Convergence of Complex Sequences at Infinity

[yy205001]

Homework Statement

a) (1+i)^-n as n→∞
b) n/(1+i)ⁿ as n→∞

Homework Equations

The Attempt at a Solution

My answers were divergent for both question because (1+i)ⁿ=sqrt(2)*e^n*pi*i/4, so when n→∞, the limit is varying on the circle with radius sqrt(2). But the solution said both of them equal to 0. How can I get that?

Any help is appreciated.

 

[mfb]

Don't forget the minus sign, and the exponent of the magnitude.

 

[yy205001]

mfb:
But when the minus is there, the value is still varying, it does not go to infinity in denominator for part a. So I still cannot get the limit equal to 0.

 

[HallsofIvy]

My answers were divergent for both question because (1+i)ⁿ=sqrt(2)*e^n*pi*i/4

There's your error $(re^{i\theta})^n= r^n e^{ni\theta}$. $(1+ i)^n= (\sqrt{2})^n e^{n\pi i/4}$. You did not take the absolute value to the -n powerr.
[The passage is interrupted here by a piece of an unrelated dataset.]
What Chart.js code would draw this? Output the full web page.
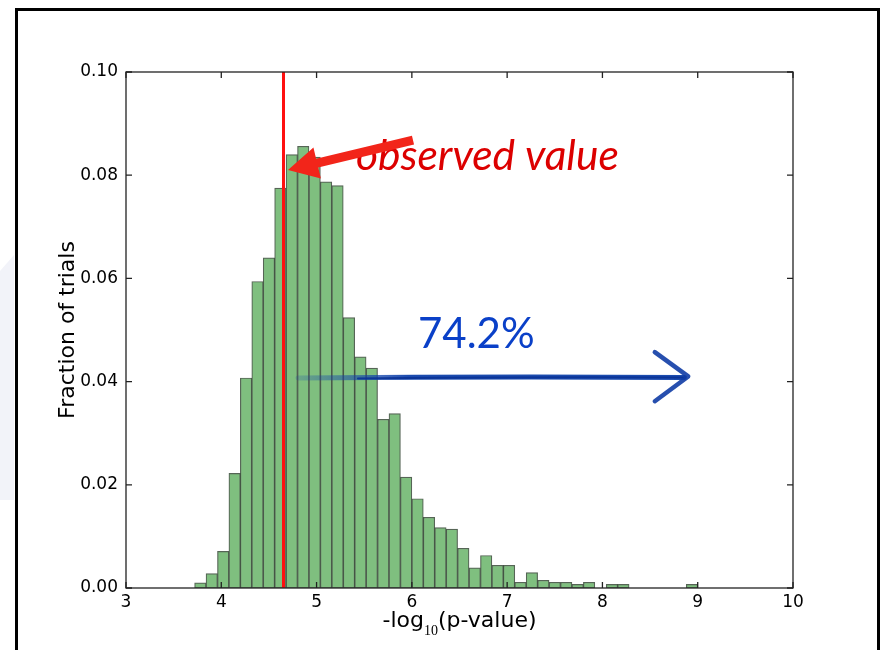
<!DOCTYPE html>
<html>
<head>
<meta charset="utf-8">
<script src="https://cdn.jsdelivr.net/npm/chart.js@4.4.0/dist/chart.umd.min.js"></script>
<style>
  html, body { margin: 0; padding: 0; background: #fff; }
  body { width: 883px; height: 650px; position: relative; overflow: hidden; }
  #slide-edge {
    position: absolute; left: 0; top: 255px; width: 14px; height: 245px;
    background: #f2f3f9;
    clip-path: polygon(0 16px, 100% 0, 100% 100%, 0 100%);
  }
  #frame {
    position: absolute; left: 15px; top: 8px; width: 865px; height: 700px;
    border: 3px solid #000; box-sizing: border-box;
  }
  #hist { position: absolute; left: 0; top: 0; }
</style>
</head>
<body>
<div id="slide-edge"></div>
<div id="frame"></div>
<canvas id="hist" width="883" height="650"></canvas>
<script>
// histogram bins (left edges) and the fraction of trials in each
const binLeft = [
  3.72, 3.84, 3.96, 4.08, 4.20, 4.32, 4.44, 4.56, 4.68, 4.80, 4.92,
  5.04, 5.16, 5.28, 5.40, 5.52, 5.64, 5.76, 5.88, 6.00, 6.12, 6.24,
  6.36, 6.48, 6.60, 6.72, 6.84, 6.96, 7.08, 7.20, 7.32, 7.44, 7.56,
  7.68, 7.80, 7.92, 8.04, 8.16, 8.28, 8.40, 8.52, 8.64, 8.76, 8.88,
];
const binWidth = 0.12;
const fractions = [
  0.0010, 0.0028, 0.0071, 0.0222, 0.0407, 0.0594, 0.0640, 0.0775, 0.0840, 0.0856, 0.0835,
  0.0787, 0.0780, 0.0524, 0.0448, 0.0426, 0.0327, 0.0338, 0.0215, 0.0173, 0.0137, 0.0117,
  0.0114, 0.0077, 0.0039, 0.0063, 0.0044, 0.0044, 0.0011, 0.0030, 0.0015, 0.0011, 0.0011,
  0.0007, 0.0011, 0.0000, 0.0007, 0.0007, 0.0000, 0.0000, 0.0000, 0.0000, 0.0000, 0.0007,
];
const xTicks = [3, 4, 5, 6, 7, 8, 9, 10];
const yTicks = [0, 0.02, 0.04, 0.06, 0.08, 0.1];
const observedValue = 4.65;
const tailShare = "74.2%";

(() => {
  const tickLen = 6;

  const axesFrame = {
    id: "axesFrame",
    afterDatasetsDraw: (chart) => {
      const { ctx, chartArea, scales } = chart;
      const { left, right, top, bottom } = chartArea;

      ctx.save();
      // observed value marker
      const xObs = Math.round(scales.x.getPixelForValue(observedValue)) + 0.5;
      ctx.beginPath();
      ctx.moveTo(xObs, top);
      ctx.lineTo(xObs, bottom);
      ctx.lineWidth = 3;
      ctx.strokeStyle = "#ff1010";
      ctx.stroke();

      // box + inward ticks, matplotlib style
      ctx.strokeStyle = "#222";
      ctx.lineWidth = 1.3;
      ctx.strokeRect(left, top, right - left, bottom - top);
      ctx.beginPath();
      xTicks.forEach((v) => {
        const px = scales.x.getPixelForValue(v);
        ctx.moveTo(px, bottom);
        ctx.lineTo(px, bottom - tickLen);
        ctx.moveTo(px, top);
        ctx.lineTo(px, top + tickLen);
      });
      yTicks.forEach((v) => {
        const py = scales.y.getPixelForValue(v);
        ctx.moveTo(left, py);
        ctx.lineTo(left + tickLen, py);
        ctx.moveTo(right, py);
        ctx.lineTo(right - tickLen, py);
      });
      ctx.stroke();
      ctx.restore();
    },
  };

  const notes = {
    id: "notes",
    afterDraw: (chart) => {
      const { ctx, chartArea, scales } = chart;
      const px = (x, y) => [scales.x.getPixelForValue(x), scales.y.getPixelForValue(y)];

      ctx.save();

      // x axis label with subscript
      const mainFont = '22px "DejaVu Sans"';
      const subFont = '14px "Liberation Serif"';
      ctx.font = mainFont;
      const w1 = ctx.measureText("-log").width;
      const w3 = ctx.measureText("(p-value)").width;
      ctx.font = subFont;
      const w2 = ctx.measureText("10").width;
      let lx = (chartArea.left + chartArea.right) / 2 - (w1 + w2 + w3) / 2;
      const ly = 627;
      ctx.fillStyle = "#000";
      ctx.textBaseline = "alphabetic";
      ctx.textAlign = "left";
      ctx.font = mainFont;
      ctx.fillText("-log", lx, ly);
      lx += w1;
      ctx.font = subFont;
      ctx.fillText("10", lx, ly + 8);
      lx += w2;
      ctx.font = mainFont;
      ctx.fillText("(p-value)", lx, ly);

      // "observed value" label
      const [ox, oy] = px(5.414, 0.0810);
      ctx.font = 'italic 42.5px Lato';
      ctx.fillStyle = "#dc0000";
      ctx.fillText("observed value", ox, oy);

      // red arrow pointing at the observed line
      const [tx, ty] = px(6.012, 0.0868);
      const [hx, hy] = px(4.70, 0.0810);
      const len = Math.hypot(tx - hx, ty - hy);
      const ux = (tx - hx) / len;
      const uy = (ty - hy) / len;
      const nx = -uy;
      const ny = ux;
      const headLen = 30;
      const headHalf = 16;
      const shaftHalf = 4.5;
      const bx = hx + ux * headLen;
      const by = hy + uy * headLen;
      ctx.beginPath();
      ctx.moveTo(hx, hy);
      ctx.lineTo(bx + nx * headHalf, by + ny * headHalf);
      ctx.lineTo(bx + nx * shaftHalf, by + ny * shaftHalf);
      ctx.lineTo(tx + nx * shaftHalf, ty + ny * shaftHalf);
      ctx.lineTo(tx - nx * shaftHalf, ty - ny * shaftHalf);
      ctx.lineTo(bx - nx * shaftHalf, by - ny * shaftHalf);
      ctx.lineTo(bx - nx * headHalf, by - ny * headHalf);
      ctx.closePath();
      ctx.fillStyle = "#f2251a";
      ctx.fill();

      // share of trials beyond the observed value
      const [sx, sy] = px(6.064, 0.0465);
      ctx.font = '42px Lato';
      ctx.fillStyle = "#0a40c8";
      ctx.fillText(tailShare, sx, sy);

      // hand drawn blue arrow
      const [ax0, ay0] = px(4.805, 0.0407);
      const [ax1, ay1] = px(8.86, 0.0408);
      const grad = ctx.createLinearGradient(ax0, 0, ax0 + 110, 0);
      grad.addColorStop(0, "rgba(20,70,170,0.2)");
      grad.addColorStop(1, "rgba(15,65,170,0.95)");
      ctx.lineCap = "round";
      ctx.lineJoin = "round";
      ctx.strokeStyle = grad;
      ctx.lineWidth = 5;
      ctx.beginPath();
      ctx.moveTo(ax0, ay0);
      ctx.quadraticCurveTo((ax0 + ax1) / 2, ay0 - 1.5, ax1, ay1);
      ctx.stroke();
      ctx.lineWidth = 2;
      ctx.strokeStyle = "rgba(10,50,150,0.9)";
      ctx.beginPath();
      ctx.moveTo(ax0 + 60, ay0 + 0.5);
      ctx.quadraticCurveTo((ax0 + ax1) / 2, ay0 - 1, ax1, ay1);
      ctx.stroke();

      const [c0x, c0y] = px(8.55, 0.0457);
      const [c1x, c1y] = px(8.90, 0.0410);
      const [c2x, c2y] = px(8.55, 0.0362);
      ctx.strokeStyle = "rgba(15,60,165,0.9)";
      ctx.lineWidth = 4.5;
      ctx.beginPath();
      ctx.moveTo(c0x, c0y);
      ctx.lineTo(c1x, c1y);
      ctx.lineTo(c2x, c2y);
      ctx.stroke();

      ctx.restore();
    },
  };

  const ctx = document.getElementById("hist");
  const data = {
    datasets: [
      {
        data: binLeft.map((x, i) => ({ x: x + binWidth / 2, y: fractions[i] })),
        backgroundColor: "#7fbf7f",
        borderColor: "rgba(30,50,30,0.75)",
        borderWidth: 1.2,
        borderSkipped: false,
        barPercentage: 1,
        categoryPercentage: 1,
      },
    ],
  };
  const config = {
    type: "bar",
    data: data,
    plugins: [axesFrame, notes],
    options: {
      responsive: false,
      animation: false,
      layout: {
        padding: { left: 0, right: 90, top: 72, bottom: 0 },
      },
      plugins: {
        legend: { display: false },
        tooltip: { enabled: false },
      },
      scales: {
        x: {
          type: "linear",
          min: 3,
          max: 10,
          offset: false,
          border: { display: false },
          grid: { display: false, offset: false, drawTicks: false },
          afterBuildTicks: (scale) => {
            scale.ticks = xTicks.map((v) => ({ value: v }));
          },
          afterFit: (scale) => {
            scale.height = 62;
          },
          ticks: {
            color: "#000",
            padding: 4,
            maxRotation: 0,
            font: { family: "DejaVu Sans", size: 17 },
          },
        },
        y: {
          min: 0,
          max: 0.1,
          border: { display: false },
          grid: { display: false, drawTicks: false },
          afterBuildTicks: (scale) => {
            scale.ticks = yTicks.map((v) => ({ value: v }));
          },
          afterFit: (scale) => {
            scale.width = 126;
          },
          ticks: {
            color: "#000",
            padding: 8,
            font: { family: "DejaVu Sans", size: 17 },
            callback: (v) => Number(v).toFixed(2),
          },
          title: {
            display: true,
            text: "Fraction of trials",
            color: "#000",
            padding: { top: 55, bottom: 0 },
            font: { family: "DejaVu Sans", size: 22, weight: "normal" },
          },
        },
      },
    },
  };

  new Chart(ctx, config);
})();
</script>
</body>
</html>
, so when n→∞, the limit is varying on the circle with radius sqrt(2). But the solution said both of them equal to 0. How can I get that?

Any help is appreciated.

 

[yy205001]

Hallsoflvy:
oh yeah! So sqrt(2)^-n→0 as n→∞!?

 

[HallsofIvy]

Yes.

 

[yy205001]

Thank you so much!

 

[mfb]

That's what I meant with "the exponent of the magnitude.".